The “we” is Castro, his longtime collaborator, bassist Randy McDonald, keyboardist Mike Emerson and drummer Bowen Brown, who cut the record in a handful of venues from New York to California and Wisconsin to Texas in 2018.

The album, which includes a pair of covers – Taj Mahal’s arrangement of Sleepy John Estes’ “Leavin’ Trunk” and Buddy Miles’ “Them Changes” – covers the gamut of Castro composition from the roadhouse rock of “Make It Back to Memphis” to the slow blues of “Lose Lose” and the soul of “Anytime Soon.”

“We can do just about everything I’ve ever written with this band,” Castro said. “We’ve been together about four years. At some point in there, it starts clicking. There’s a point where everybody knows where we are all the time instinctively. We play like a band that’s been together for a while.”

It’s a hard-working outfit, touring the United States a couple times a year and heading to Europe once a year – which is kind of a grind for Castro, who turned 64 last April.

“It isn’t getting any easier, but I’m up for it,” he said. “I still love climbing on the bus and going across the country.

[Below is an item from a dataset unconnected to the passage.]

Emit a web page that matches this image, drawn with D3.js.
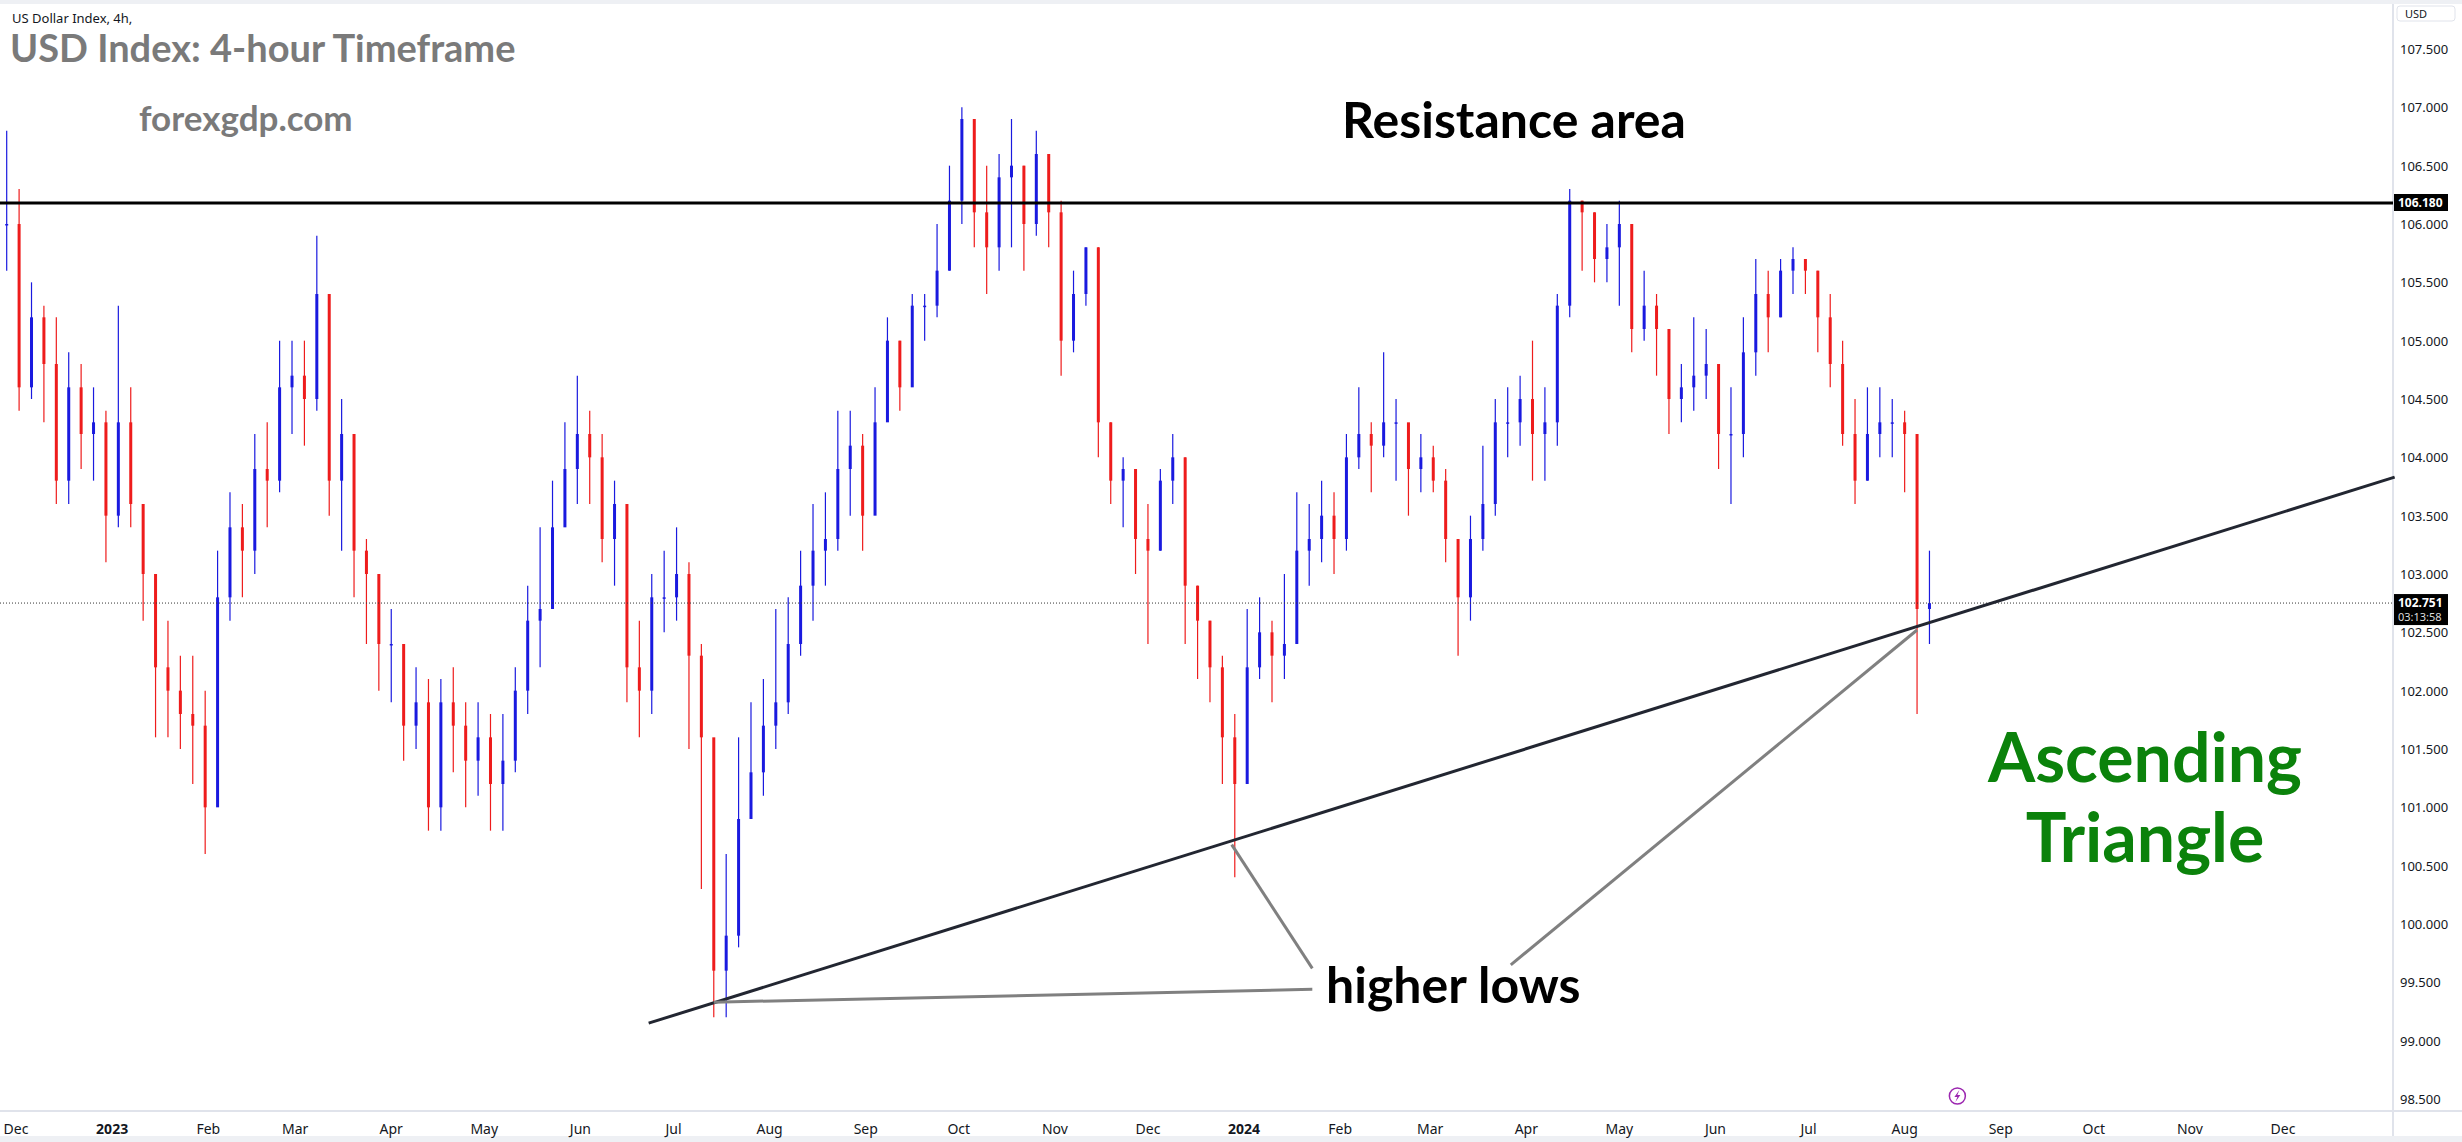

We always turn up some new gigs along the way, and we love seeing places and people we’ve seen over the years. We have a long history together, me and those people who have been coming out for so long.”

“It seemed easier 30 years ago somehow. I could get by with less sleep,” Castro said. “Now I’ve got to make sure I get enough sleep, take my vitamins, stay in shape to be ready for these kinds of tours.”

Thirty years ago, Castro was just a few years in to making music for a living even though he started playing guitar at 10.

“It was kind of a surprise to me I had a career in music,” he said. “I grew up in a working-class neighborhood where people did jobs they hated just to put food on the table. I just played because I loved to play. It was my sport. One day a light bulb went off in my head – ‘Wouldn’t it be great if I did something I cared about and loved?’ I decided I owed it to myself to take a shot. I didn’t come up with that idea until I was about 30.”

So Castro moved from San Jose to San Francisco, becoming a Bay Area regular in cover bands before signing on with the soul band the Dynatones, where he joined McDonald.

In 1991, the guitarist called up McDonald, who’d also left the Dynatones, and put together the first incarnation of the Tommy Castro Band.

“We didn’t have anything going on. We just hoped we’d be able to do it somehow,” Castro said. “We knew what we wanted to do. It’s blues, soul and rock ’n’ roll. That’s who we are.”

Within a couple years, the Tommy Castro Band was a Bay Area hit and ready to take off.

“We got a record deal, booking agent, management – it started happening really fast,” Castro said. “It was, ‘Wait a minute, if I knew this was going to happen, I would have been practicing.’ I’ve been doing that ever since.”

Castro’s been practicing and making records since his 1996 debut on Blind Pig Records.

In 2009, after releases on Blind Pig, Telarc and 33rd St., Castro signed with Alligator Records and released “Hard Believer.” The next year, he won Blues Music Awards for Blues Male Artist of the Year, Contemporary Blues Album of the Year, Band of the Year and, the most prestigious of all, B.B. King Entertainer of the Year.

That award had special meaning for Castro, who opened for King on multiple tours, often joining him onstage for the final song of the night. King was one of Castro’s guitar inspirations, he said.

“I’ve always had a great feel for the guitar,” Castro said. “I really connected with guys like B.B. King – the simple stuff. Sometimes it calls for a little shredding. Even though that’s not necessarily my strong suit, I’ll go there if that’s what the song calls for. That sums me up as a player. I play what the songs call for, not the flashiest solos, but what fits the tunes.”

While they’re touring on “Killin’ It Live,” Castro and the Painkillers are getting ready for their next trip into the studio. That album will likely be produced by Tom Hambridge, the Grammy-winning producer and songwriter who Castro met years ago on a tour with King and Buddy Guy, who calls Hambridge “the white Willie Dixon.” 

“That’s what I need, somebody who can help me figure out what I do best,” Castro said. “I think Tom’s the man for the job.”

For now, Castro’s happy with his latest aural calling card – with one caveat: “I wish I could have made a double album,” he said.